▶ TASK:
Each line of the listing must be transcribed exactly, except for the images, which should be excluded.

▶ SUPPLIED MATERIAL:
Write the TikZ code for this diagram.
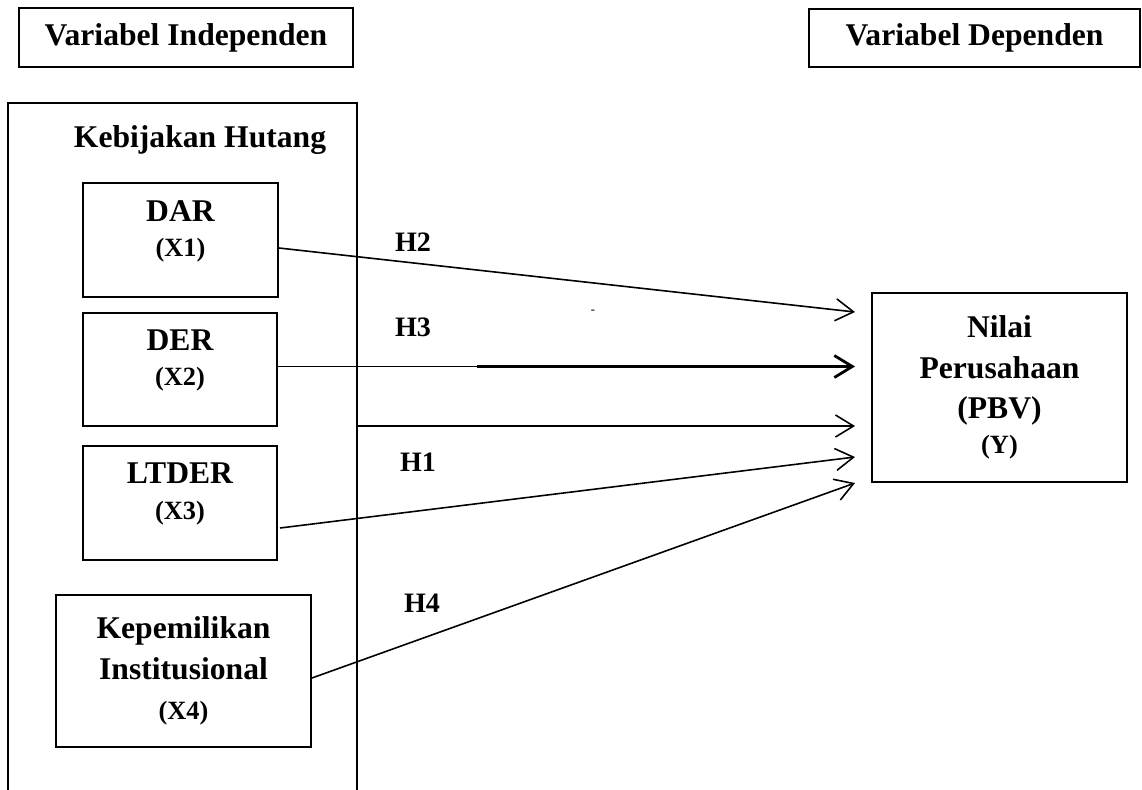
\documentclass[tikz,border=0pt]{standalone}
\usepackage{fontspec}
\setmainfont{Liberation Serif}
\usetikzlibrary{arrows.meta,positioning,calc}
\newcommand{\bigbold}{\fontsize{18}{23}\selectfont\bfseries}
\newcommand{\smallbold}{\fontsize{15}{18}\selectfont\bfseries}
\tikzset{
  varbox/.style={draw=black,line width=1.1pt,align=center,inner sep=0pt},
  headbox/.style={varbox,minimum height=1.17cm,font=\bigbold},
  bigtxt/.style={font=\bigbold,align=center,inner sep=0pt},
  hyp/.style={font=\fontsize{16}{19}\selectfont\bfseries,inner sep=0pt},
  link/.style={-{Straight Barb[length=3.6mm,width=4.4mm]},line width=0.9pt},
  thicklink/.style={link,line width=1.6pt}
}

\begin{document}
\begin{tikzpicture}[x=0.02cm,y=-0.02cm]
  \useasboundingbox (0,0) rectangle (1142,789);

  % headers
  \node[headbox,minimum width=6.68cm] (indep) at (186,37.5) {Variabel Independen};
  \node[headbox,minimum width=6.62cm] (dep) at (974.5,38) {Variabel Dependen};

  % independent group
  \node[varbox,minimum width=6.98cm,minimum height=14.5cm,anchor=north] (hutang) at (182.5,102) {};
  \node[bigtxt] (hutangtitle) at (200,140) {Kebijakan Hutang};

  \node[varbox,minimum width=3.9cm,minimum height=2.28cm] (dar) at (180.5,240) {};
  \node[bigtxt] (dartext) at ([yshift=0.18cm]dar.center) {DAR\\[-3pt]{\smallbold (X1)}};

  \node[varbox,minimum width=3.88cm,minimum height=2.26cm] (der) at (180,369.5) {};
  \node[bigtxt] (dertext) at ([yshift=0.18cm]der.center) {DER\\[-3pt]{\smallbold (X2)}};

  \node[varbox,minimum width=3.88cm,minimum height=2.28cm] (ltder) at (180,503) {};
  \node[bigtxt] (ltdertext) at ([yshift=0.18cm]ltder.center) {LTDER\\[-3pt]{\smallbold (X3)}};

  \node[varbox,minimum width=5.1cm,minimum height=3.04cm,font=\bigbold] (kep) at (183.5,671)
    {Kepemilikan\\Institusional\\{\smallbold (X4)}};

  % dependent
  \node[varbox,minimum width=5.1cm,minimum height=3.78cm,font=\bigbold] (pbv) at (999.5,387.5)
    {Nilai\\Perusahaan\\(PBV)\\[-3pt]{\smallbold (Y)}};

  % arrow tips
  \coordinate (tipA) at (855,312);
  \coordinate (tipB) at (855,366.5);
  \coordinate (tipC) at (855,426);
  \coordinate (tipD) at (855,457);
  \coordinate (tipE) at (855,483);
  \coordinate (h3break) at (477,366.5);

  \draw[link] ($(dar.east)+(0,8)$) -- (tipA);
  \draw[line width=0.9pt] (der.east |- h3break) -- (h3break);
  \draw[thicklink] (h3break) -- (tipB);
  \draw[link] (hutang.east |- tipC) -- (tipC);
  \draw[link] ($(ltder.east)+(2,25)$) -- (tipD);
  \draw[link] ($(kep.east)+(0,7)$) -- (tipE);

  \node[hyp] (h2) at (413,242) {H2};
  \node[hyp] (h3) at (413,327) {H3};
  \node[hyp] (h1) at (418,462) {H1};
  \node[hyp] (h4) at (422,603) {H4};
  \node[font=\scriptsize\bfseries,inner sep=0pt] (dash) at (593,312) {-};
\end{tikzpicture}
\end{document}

▶ SOLUTION:
Write the TikZ code for this diagram.
\documentclass[tikz,border=0pt]{standalone}
\usepackage{fontspec}
\setmainfont{Liberation Serif}
\usetikzlibrary{arrows.meta,positioning,calc}
\newcommand{\bigbold}{\fontsize{18}{23}\selectfont\bfseries}
\newcommand{\smallbold}{\fontsize{15}{18}\selectfont\bfseries}
\tikzset{
  varbox/.style={draw=black,line width=1.1pt,align=center,inner sep=0pt},
  headbox/.style={varbox,minimum height=1.17cm,font=\bigbold},
  bigtxt/.style={font=\bigbold,align=center,inner sep=0pt},
  hyp/.style={font=\fontsize{16}{19}\selectfont\bfseries,inner sep=0pt},
  link/.style={-{Straight Barb[length=3.6mm,width=4.4mm]},line width=0.9pt},
  thicklink/.style={link,line width=1.6pt}
}

\begin{document}
\begin{tikzpicture}[x=0.02cm,y=-0.02cm]
  \useasboundingbox (0,0) rectangle (1142,789);

  % headers
  \node[headbox,minimum width=6.68cm] (indep) at (186,37.5) {Variabel Independen};
  \node[headbox,minimum width=6.62cm] (dep) at (974.5,38) {Variabel Dependen};

  % independent group
  \node[varbox,minimum width=6.98cm,minimum height=14.5cm,anchor=north] (hutang) at (182.5,102) {};
  \node[bigtxt] (hutangtitle) at (200,140) {Kebijakan Hutang};

  \node[varbox,minimum width=3.9cm,minimum height=2.28cm] (dar) at (180.5,240) {};
  \node[bigtxt] (dartext) at ([yshift=0.18cm]dar.center) {DAR\\[-3pt]{\smallbold (X1)}};

  \node[varbox,minimum width=3.88cm,minimum height=2.26cm] (der) at (180,369.5) {};
  \node[bigtxt] (dertext) at ([yshift=0.18cm]der.center) {DER\\[-3pt]{\smallbold (X2)}};

  \node[varbox,minimum width=3.88cm,minimum height=2.28cm] (ltder) at (180,503) {};
  \node[bigtxt] (ltdertext) at ([yshift=0.18cm]ltder.center) {LTDER\\[-3pt]{\smallbold (X3)}};

  \node[varbox,minimum width=5.1cm,minimum height=3.04cm,font=\bigbold] (kep) at (183.5,671)
    {Kepemilikan\\Institusional\\{\smallbold (X4)}};

  % dependent
  \node[varbox,minimum width=5.1cm,minimum height=3.78cm,font=\bigbold] (pbv) at (999.5,387.5)
    {Nilai\\Perusahaan\\(PBV)\\[-3pt]{\smallbold (Y)}};

  % arrow tips
  \coordinate (tipA) at (855,312);
  \coordinate (tipB) at (855,366.5);
  \coordinate (tipC) at (855,426);
  \coordinate (tipD) at (855,457);
  \coordinate (tipE) at (855,483);
  \coordinate (h3break) at (477,366.5);

  \draw[link] ($(dar.east)+(0,8)$) -- (tipA);
  \draw[line width=0.9pt] (der.east |- h3break) -- (h3break);
  \draw[thicklink] (h3break) -- (tipB);
  \draw[link] (hutang.east |- tipC) -- (tipC);
  \draw[link] ($(ltder.east)+(2,25)$) -- (tipD);
  \draw[link] ($(kep.east)+(0,7)$) -- (tipE);

  \node[hyp] (h2) at (413,242) {H2};
  \node[hyp] (h3) at (413,327) {H3};
  \node[hyp] (h1) at (418,462) {H1};
  \node[hyp] (h4) at (422,603) {H4};
  \node[font=\scriptsize\bfseries,inner sep=0pt] (dash) at (593,312) {-};
\end{tikzpicture}
\end{document}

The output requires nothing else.